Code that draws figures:
________________________________________
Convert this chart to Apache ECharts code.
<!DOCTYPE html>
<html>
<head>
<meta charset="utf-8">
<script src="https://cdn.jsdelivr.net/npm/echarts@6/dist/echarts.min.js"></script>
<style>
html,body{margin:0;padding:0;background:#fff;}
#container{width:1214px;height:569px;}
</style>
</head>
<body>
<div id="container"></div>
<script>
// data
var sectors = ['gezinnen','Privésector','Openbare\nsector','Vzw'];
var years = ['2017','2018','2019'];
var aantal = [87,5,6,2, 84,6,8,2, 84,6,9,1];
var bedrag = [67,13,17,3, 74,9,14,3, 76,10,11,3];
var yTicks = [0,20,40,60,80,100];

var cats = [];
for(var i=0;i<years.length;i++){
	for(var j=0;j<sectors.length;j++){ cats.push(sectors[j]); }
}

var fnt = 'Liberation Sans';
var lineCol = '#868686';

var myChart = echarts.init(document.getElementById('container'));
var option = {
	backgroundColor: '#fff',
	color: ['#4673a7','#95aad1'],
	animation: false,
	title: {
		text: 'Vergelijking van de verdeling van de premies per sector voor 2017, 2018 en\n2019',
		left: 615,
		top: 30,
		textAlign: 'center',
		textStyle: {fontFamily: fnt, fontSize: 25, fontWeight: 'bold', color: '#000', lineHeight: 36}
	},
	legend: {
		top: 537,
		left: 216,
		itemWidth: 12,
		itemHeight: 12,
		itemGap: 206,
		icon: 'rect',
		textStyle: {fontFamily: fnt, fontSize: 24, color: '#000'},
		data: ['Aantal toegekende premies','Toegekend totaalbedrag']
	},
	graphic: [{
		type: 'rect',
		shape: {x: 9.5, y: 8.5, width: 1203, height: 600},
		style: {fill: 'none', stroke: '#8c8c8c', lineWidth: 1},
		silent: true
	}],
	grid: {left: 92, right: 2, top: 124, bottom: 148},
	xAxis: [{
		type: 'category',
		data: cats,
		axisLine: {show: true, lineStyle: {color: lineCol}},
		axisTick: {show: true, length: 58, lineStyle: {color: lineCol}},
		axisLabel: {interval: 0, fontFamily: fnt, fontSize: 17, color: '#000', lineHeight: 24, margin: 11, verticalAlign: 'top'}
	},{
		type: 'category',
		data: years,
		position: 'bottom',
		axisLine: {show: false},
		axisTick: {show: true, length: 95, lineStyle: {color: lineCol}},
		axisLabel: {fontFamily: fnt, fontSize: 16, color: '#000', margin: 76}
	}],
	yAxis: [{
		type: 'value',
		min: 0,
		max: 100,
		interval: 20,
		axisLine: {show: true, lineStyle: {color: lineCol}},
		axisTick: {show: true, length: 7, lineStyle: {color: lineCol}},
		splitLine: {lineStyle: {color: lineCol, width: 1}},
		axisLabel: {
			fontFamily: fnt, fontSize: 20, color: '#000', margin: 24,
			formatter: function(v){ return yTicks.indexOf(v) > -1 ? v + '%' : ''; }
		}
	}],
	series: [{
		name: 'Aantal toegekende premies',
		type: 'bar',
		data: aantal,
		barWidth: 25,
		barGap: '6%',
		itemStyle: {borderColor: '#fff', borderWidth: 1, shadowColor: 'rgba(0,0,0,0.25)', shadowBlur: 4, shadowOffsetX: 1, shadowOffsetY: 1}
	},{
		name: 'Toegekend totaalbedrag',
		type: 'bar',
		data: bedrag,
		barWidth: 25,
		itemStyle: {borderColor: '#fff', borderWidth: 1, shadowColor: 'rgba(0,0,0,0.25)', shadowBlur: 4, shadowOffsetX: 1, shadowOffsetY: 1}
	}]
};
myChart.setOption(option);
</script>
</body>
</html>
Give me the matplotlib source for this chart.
________________________________________
YOUR TASK.
Transcribe the data. Leave every line exactly as it is.

FINAL RESULT.
Convert this chart to Apache ECharts code.
<!DOCTYPE html>
<html>
<head>
<meta charset="utf-8">
<script src="https://cdn.jsdelivr.net/npm/echarts@6/dist/echarts.min.js"></script>
<style>
html,body{margin:0;padding:0;background:#fff;}
#container{width:1214px;height:569px;}
</style>
</head>
<body>
<div id="container"></div>
<script>
// data
var sectors = ['gezinnen','Privésector','Openbare\nsector','Vzw'];
var years = ['2017','2018','2019'];
var aantal = [87,5,6,2, 84,6,8,2, 84,6,9,1];
var bedrag = [67,13,17,3, 74,9,14,3, 76,10,11,3];
var yTicks = [0,20,40,60,80,100];

var cats = [];
for(var i=0;i<years.length;i++){
	for(var j=0;j<sectors.length;j++){ cats.push(sectors[j]); }
}

var fnt = 'Liberation Sans';
var lineCol = '#868686';

var myChart = echarts.init(document.getElementById('container'));
var option = {
	backgroundColor: '#fff',
	color: ['#4673a7','#95aad1'],
	animation: false,
	title: {
		text: 'Vergelijking van de verdeling van de premies per sector voor 2017, 2018 en\n2019',
		left: 615,
		top: 30,
		textAlign: 'center',
		textStyle: {fontFamily: fnt, fontSize: 25, fontWeight: 'bold', color: '#000', lineHeight: 36}
	},
	legend: {
		top: 537,
		left: 216,
		itemWidth: 12,
		itemHeight: 12,
		itemGap: 206,
		icon: 'rect',
		textStyle: {fontFamily: fnt, fontSize: 24, color: '#000'},
		data: ['Aantal toegekende premies','Toegekend totaalbedrag']
	},
	graphic: [{
		type: 'rect',
		shape: {x: 9.5, y: 8.5, width: 1203, height: 600},
		style: {fill: 'none', stroke: '#8c8c8c', lineWidth: 1},
		silent: true
	}],
	grid: {left: 92, right: 2, top: 124, bottom: 148},
	xAxis: [{
		type: 'category',
		data: cats,
		axisLine: {show: true, lineStyle: {color: lineCol}},
		axisTick: {show: true, length: 58, lineStyle: {color: lineCol}},
		axisLabel: {interval: 0, fontFamily: fnt, fontSize: 17, color: '#000', lineHeight: 24, margin: 11, verticalAlign: 'top'}
	},{
		type: 'category',
		data: years,
		position: 'bottom',
		axisLine: {show: false},
		axisTick: {show: true, length: 95, lineStyle: {color: lineCol}},
		axisLabel: {fontFamily: fnt, fontSize: 16, color: '#000', margin: 76}
	}],
	yAxis: [{
		type: 'value',
		min: 0,
		max: 100,
		interval: 20,
		axisLine: {show: true, lineStyle: {color: lineCol}},
		axisTick: {show: true, length: 7, lineStyle: {color: lineCol}},
		splitLine: {lineStyle: {color: lineCol, width: 1}},
		axisLabel: {
			fontFamily: fnt, fontSize: 20, color: '#000', margin: 24,
			formatter: function(v){ return yTicks.indexOf(v) > -1 ? v + '%' : ''; }
		}
	}],
	series: [{
		name: 'Aantal toegekende premies',
		type: 'bar',
		data: aantal,
		barWidth: 25,
		barGap: '6%',
		itemStyle: {borderColor: '#fff', borderWidth: 1, shadowColor: 'rgba(0,0,0,0.25)', shadowBlur: 4, shadowOffsetX: 1, shadowOffsetY: 1}
	},{
		name: 'Toegekend totaalbedrag',
		type: 'bar',
		data: bedrag,
		barWidth: 25,
		itemStyle: {borderColor: '#fff', borderWidth: 1, shadowColor: 'rgba(0,0,0,0.25)', shadowBlur: 4, shadowOffsetX: 1, shadowOffsetY: 1}
	}]
};
myChart.setOption(option);
</script>
</body>
</html>
Give me the matplotlib source for this chart.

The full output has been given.